Goronkin’s work with compound semiconductor materials helped Motorola miniaturize its mobile phones and develop high-speed transistors. He was critical in the development of Motorola’s efforts to commercialize magnetic memory, or MRAM. Motorola plans to offer MRAM chips for sampling this year and begin production in 2004. A physicist, he received Motorola’s highest award for a technologist, a Dan Noble fellowship, in 1995 as well as its most distinguished innovator and master innovator awards in the 1990s.

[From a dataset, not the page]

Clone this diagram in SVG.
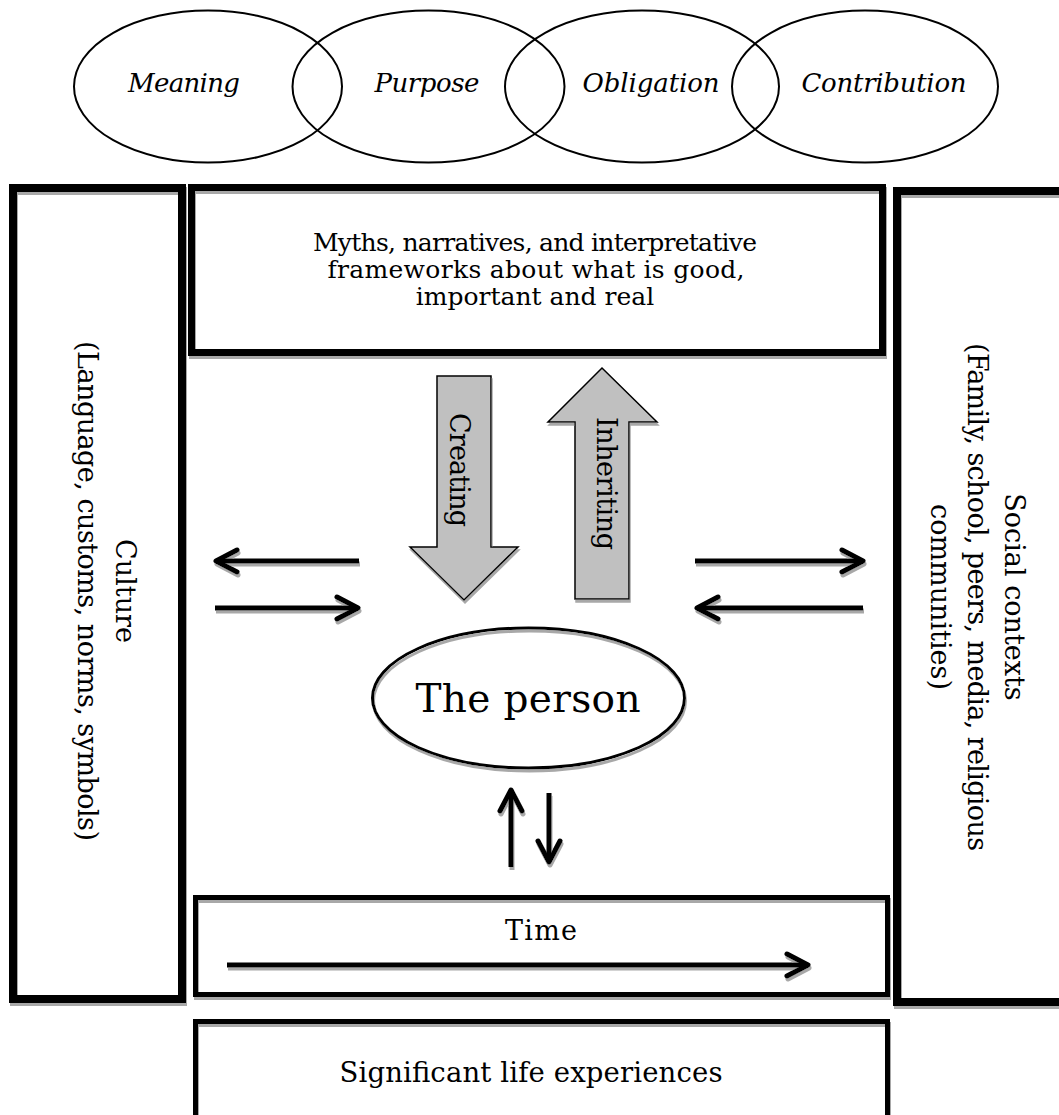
<svg xmlns="http://www.w3.org/2000/svg" width="1059" height="1115" viewBox="0 0 1059 1115">
<style>
.t{font-family:"DejaVu Serif","Liberation Serif",serif;fill:#000}
.it{font-style:italic;font-size:26px}
.box{fill:none;stroke:#000}
.ov{fill:none;stroke:#000;stroke-width:2}
.ln{fill:none;stroke:#000;stroke-width:5}
.blk{fill:#c0c0c0;stroke:#000;stroke-width:1.5}
</style>
<defs>
<filter id="sh" filterUnits="userSpaceOnUse" x="0" y="0" width="1059" height="1115">
<feDropShadow dx="1" dy="3" stdDeviation="0.4" flood-color="#a8a8a8" flood-opacity="1"/>
</filter>
<marker id="chev" markerUnits="userSpaceOnUse" viewBox="-30 -16 36 32" refX="0" refY="0" markerWidth="36" markerHeight="32" orient="auto" overflow="visible">
<path d="M-21,-11 L0,0 L-21,11" fill="none" stroke="#000" stroke-width="5" stroke-linecap="round" stroke-linejoin="round"/>
</marker>
</defs>
<rect width="1059" height="1115" fill="#fff"/>

<g id="values">
<g id="meaning"><ellipse class="ov" cx="208" cy="86.5" rx="134" ry="76"/></g>
<g id="purpose"><ellipse class="ov" cx="428.5" cy="86.5" rx="136" ry="76"/></g>
<g id="obligation"><ellipse class="ov" cx="642" cy="86.5" rx="137" ry="76"/></g>
<g id="contribution"><ellipse class="ov" cx="865" cy="86.5" rx="133" ry="76"/></g>
<text class="t it" x="184" y="92" text-anchor="middle" textLength="112">Meaning</text>
<text class="t it" x="427" y="92" text-anchor="middle" textLength="105">Purpose</text>
<text class="t it" x="651" y="92" text-anchor="middle" textLength="137">Obligation</text>
<text class="t it" x="884" y="92" text-anchor="middle" textLength="165">Contribution</text>
</g>

<g id="culture">
<rect class="box" x="13" y="188" width="169" height="811" stroke-width="8" filter="url(#sh)"/>
<g transform="translate(116,591) rotate(90)">
<text class="t" x="0" y="0" font-size="27" text-anchor="middle">Culture</text>
<text class="t" x="0" y="38" font-size="27" text-anchor="middle" textLength="500">(Language, customs, norms, symbols)</text>
</g>
</g>

<g id="myths">
<rect class="box" x="191.5" y="187.5" width="691" height="165" stroke-width="7" filter="url(#sh)"/>
<text class="t" x="535" y="251" font-size="25" text-anchor="middle" textLength="444">Myths, narratives, and interpretative</text>
<text class="t" x="536" y="278" font-size="25" text-anchor="middle" textLength="417">frameworks about what is good,</text>
<text class="t" x="535" y="305" font-size="25" text-anchor="middle">important and real</text>
</g>

<g id="social">
<rect class="box" x="897" y="191" width="200" height="811" stroke-width="8" filter="url(#sh)"/>
<g transform="translate(1005,597) rotate(90)">
<text class="t" x="0" y="0" font-size="27" text-anchor="middle">Social contexts</text>
<text class="t" x="0" y="37" font-size="27" text-anchor="middle" textLength="508">(Family, school, peers, media, religious</text>
<text class="t" x="0" y="74" font-size="27" text-anchor="middle">communities)</text>
</g>
</g>

<g id="person">
<ellipse cx="528.5" cy="698" rx="156" ry="70" fill="none" stroke="#000" stroke-width="3" filter="url(#sh)"/>
<text class="t" x="528" y="712" font-size="39" text-anchor="middle" textLength="225">The person</text>
</g>

<g id="time">
<rect class="box" x="195.5" y="897.5" width="692" height="97" stroke-width="5" filter="url(#sh)"/>
<text class="t" x="541" y="940" font-size="27" text-anchor="middle" textLength="72">Time</text>
<path class="ln" d="M227,965 H808" marker-end="url(#chev)" filter="url(#sh)"/>
</g>

<g id="experiences">
<rect class="box" x="195.5" y="1021.5" width="692" height="150" stroke-width="5" filter="url(#sh)"/>
<text class="t" x="531" y="1082" font-size="27.5" text-anchor="middle" textLength="383">Significant life experiences</text>
</g>

<g id="connectors">
<g id="creating">
<path class="blk" d="M437,376 H491 V547 H518 L464,600 L410,547 H437 Z" filter="url(#sh)"/>
<text class="t" transform="translate(450,470) rotate(90)" font-size="27" text-anchor="middle" textLength="114">Creating</text>
</g>
<g id="inheriting">
<path class="blk" d="M602,368 L657,422 H629 V599 H575 V422 H548 Z" filter="url(#sh)"/>
<text class="t" transform="translate(597,483.5) rotate(90)" font-size="27" text-anchor="middle" textLength="133">Inheriting</text>
</g>
<g filter="url(#sh)">
<path class="ln" d="M359,561 H216" marker-end="url(#chev)"/>
<path class="ln" d="M215,608 H358" marker-end="url(#chev)"/>
<path class="ln" d="M695,561 H863" marker-end="url(#chev)"/>
<path class="ln" d="M863,608 H697" marker-end="url(#chev)"/>
<path class="ln" d="M511,867 V790" marker-end="url(#chev)"/>
<path class="ln" d="M549,793 V862" marker-end="url(#chev)"/>
</g>
</g>
</svg>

Motorola has reduced its staff by more than 50,000 — or about a third of its 2000 work force — and cut its research and development expenditures by $500 million in 2002. Since it began cutbacks in 2001, it has shuttered its flat panel display program but kept a related carbon nanotube group, sold a biochip business and donated related biotech equipment to Arizona State University. After the corporation’s latest downsizing, Goronkin was left overseeing three labs and a nanotechnology program.
Goronkin said he is accepting a retirement package from Motorola but will not retire. Instead, he will use his technical and business expertise to counsel businesses and serve on company boards.